Yeah, we were too early in forcing ethanol substitutes. We borrowed trouble. But we are approaching peak oil production. Drilling any and all fields will not help for much longer than 20 to 30 years. What happens after that?

To delay the impact of peak oil we have to consider efficiency more seriously. It looks like transporting food is not efficient. In California, homes are replacing farmlands. The piper will be paid sooner or later. At some point we will have to have some kind of national policy to balance residency with local agriculture.

And the other thing is that currently there is a lot of speculating in commodities markets. So some of the rising fuel and food costs are related to that. But that 'bubble' will burst soon, and then some of these prices will come down a bit.

Bubble or not, speculation shows that informed professional investors expect that prices will continue to rise. That does mean something. While there will be corrections for over speculation, I don't take it as a sign that prices are artificially high.

Some "smart" members in Congress are already calling for Market reforms relating to speculation that causes the price of oil and food to rise, NECESSITIES, fro no reason, other than speculation.

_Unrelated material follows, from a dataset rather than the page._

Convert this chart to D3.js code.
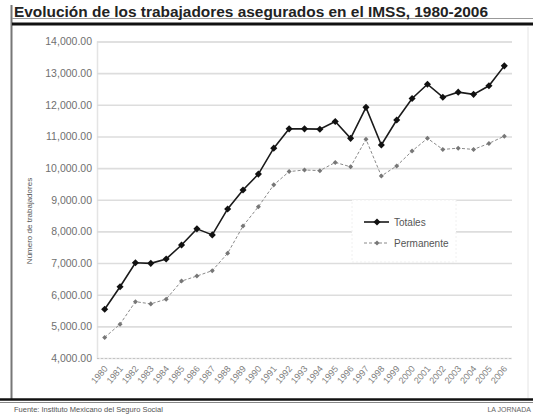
<!DOCTYPE html>
<html>
<head>
<meta charset="utf-8">
<script src="https://cdn.jsdelivr.net/npm/d3@7"></script>
<style>
  body { margin:0; background:#fff; }
  svg { display:block; font-family:"Liberation Sans", Arial, sans-serif; }
</style>
</head>
<body>
<div id="chart"></div>
<script>
let years = ["1980","1981","1982","1983","1984","1985","1986","1987","1988","1989","1990","1991","1992","1993",
             "1994","1995","1996","1997","1998","1999","2000","2001","2002","2003","2004","2005","2006"];
let totales = [5540,6250,7010,6990,7130,7570,8080,7890,8710,9310,9810,10630,11240,11240,
               11230,11470,10940,11920,10730,11520,12200,12650,12240,12400,12330,12600,13230];
let permanente = [4650,5070,5780,5710,5860,6430,6590,6760,7310,8170,8780,9470,9890,9940,
                  9920,10180,10040,10910,9750,10070,10540,10940,10590,10630,10590,10780,11010];
let yTicks = [4000,5000,6000,7000,8000,9000,10000,11000,12000,13000,14000];
let seriesNames = ["Totales","Permanente"];

function render(){
  let width = 533, height = 414;
  let svg = d3.select("#chart").append("svg").attr("width",width).attr("height",height);

  let xScale = d3.scalePoint().domain(years).range([97,512]).padding(0.5);
  let yScale = d3.scaleLinear().domain([4000,14000]).range([358,41.5]);

  // frame
  svg.append("line").attr("x1",11.5).attr("x2",11.5).attr("y1",5).attr("y2",399).attr("stroke","#777").attr("stroke-width",2);
  svg.append("line").attr("x1",528).attr("x2",528).attr("y1",27).attr("y2",398).attr("stroke","#e4e4e4").attr("stroke-width",1);
  svg.append("line").attr("x1",12).attr("x2",533).attr("y1",18.5).attr("y2",18.5).attr("stroke","#999").attr("stroke-width",1);
  svg.append("line").attr("x1",12).attr("x2",533).attr("y1",24).attr("y2",24).attr("stroke","#111").attr("stroke-width",3);
  svg.append("line").attr("x1",0).attr("x2",533).attr("y1",399.5).attr("y2",399.5).attr("stroke","#111").attr("stroke-width",2.5);
  svg.append("line").attr("x1",0).attr("x2",533).attr("y1",402.5).attr("y2",402.5).attr("stroke","#888").attr("stroke-width",1);

  svg.append("text").attr("x",14).attr("y",16.5).text("Evolución de los trabajadores asegurados en el IMSS, 1980-2006")
    .attr("font-size",14).attr("font-weight","bold").attr("fill","#222")
    .attr("textLength",474).attr("lengthAdjust","spacingAndGlyphs");

  svg.append("text").attr("x",14).attr("y",412).text("Fuente: Instituto Mexicano del Seguro Social")
    .attr("font-size",7.5).attr("fill","#555");
  svg.append("text").attr("x",531).attr("y",412).text("LA JORNADA").attr("text-anchor","end")
    .attr("font-size",7).attr("fill","#666");

  // grid
  let g = svg.append("g");
  let yAxis = d3.axisLeft(yScale).tickValues(yTicks).tickSize(-(512-97)).tickPadding(5)
    .tickFormat(d3.format(",.2f"));
  let yGroup = g.append("g").attr("transform","translate(97,0)").call(yAxis);
  yGroup.select(".domain").attr("stroke","#e4e4e4").attr("stroke-width",1.5);
  yGroup.selectAll(".tick line").attr("stroke","#dddddd").attr("stroke-width",1.6);
  yGroup.selectAll(".tick").filter(d => d === 4000).select("line")
    .attr("stroke","#c4c4c4").attr("stroke-width",1).attr("stroke-dasharray","2,2");
  yGroup.selectAll(".tick text").attr("font-size",10.5).attr("fill","#707070")
    .attr("font-family","Liberation Sans, Arial, sans-serif").attr("x",-5);

  let xAxis = d3.axisBottom(xScale).tickSize(0).tickPadding(0);
  let xGroup = g.append("g").attr("transform","translate(0,358)").call(xAxis);
  xGroup.select(".domain").remove();
  xGroup.selectAll(".tick text").attr("font-size",9).attr("fill","#808080")
    .attr("font-family","Liberation Sans, Arial, sans-serif")
    .attr("text-anchor","end").attr("dy",0).attr("y",0)
    .attr("transform","translate(3,11) rotate(-50)");

  svg.append("text").attr("x",-221).attr("y",32).text("Número de trabajadores")
    .attr("transform","rotate(-90)").attr("text-anchor","middle").attr("font-size",8).attr("fill","#555");

  let lineGen = data => d3.line().x((d,i)=>xScale(years[i])).y(d=>yScale(d))(data);
  let diamond = d3.symbol().type(d3.symbolDiamond2);

  g.append("path").attr("d",lineGen(permanente)).attr("fill","none")
    .attr("stroke","#8a8a8a").attr("stroke-width",1).attr("stroke-dasharray","3,2");
  g.selectAll(".perm").data(permanente).enter().append("path").attr("class","perm")
    .attr("d",diamond.size(16)())
    .attr("transform",(d,i)=>`translate(${xScale(years[i])},${yScale(d)})`)
    .attr("fill","#777");

  g.append("path").attr("d",lineGen(totales)).attr("fill","none")
    .attr("stroke","#1a1a1a").attr("stroke-width",1.6);
  g.selectAll(".tot").data(totales).enter().append("path").attr("class","tot")
    .attr("d",diamond.size(32)())
    .attr("transform",(d,i)=>`translate(${xScale(years[i])},${yScale(d)})`)
    .attr("fill","#111");

  // legend
  let legend = svg.append("g").attr("transform","translate(352,200)");
  legend.append("rect").attr("x",0).attr("y",0).attr("width",104).attr("height",62)
    .attr("fill","#fff").attr("stroke","#f0f0f0").attr("stroke-dasharray","2,2");
  seriesNames.forEach((name,i) => {
    let y = 22 + i*21;
    legend.append("line").attr("x1",12).attr("x2",37).attr("y1",y).attr("y2",y)
      .attr("stroke", i ? "#8a8a8a" : "#1a1a1a").attr("stroke-width", i ? 1 : 1.6)
      .attr("stroke-dasharray", i ? "3,2" : null);
    legend.append("path").attr("d",diamond.size(i ? 16 : 32)()).attr("transform",`translate(25,${y})`)
      .attr("fill", i ? "#777" : "#111");
    legend.append("text").attr("x",42).attr("y",y+3.5).text(name).attr("font-size",10).attr("fill","#555");
  });
}

render();
</script>
</body>
</html>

FUCK THE MARKET.....AND THE ASSHOLES THAT GET RICH RAPING THE AMERICAN PUBLIC.....

FUCK THEM .... REALLY ! ! ! ! !

I'll be cynical as to why members of Congress are calling for reforms to speculation. Who supports those members of Congress and how do those supporters benefit from this change in regulation? I lean liberal but I see a free market as the proper place to sort out most economic issues. Attempts at government control of any particular market situation creates an unnatural imbalance that will correct itself, probably more violently, at some point in the future.

Speculators act as agents for what most likely will happen in the future. If speculators anticipate a shortage of food or oil ahead of the public, the price rise due to their speculation might help to curb consumption and preserve oil or food for the future. This is not artificial. The government's role is to establish a fair and transparent market, not to manipulate it.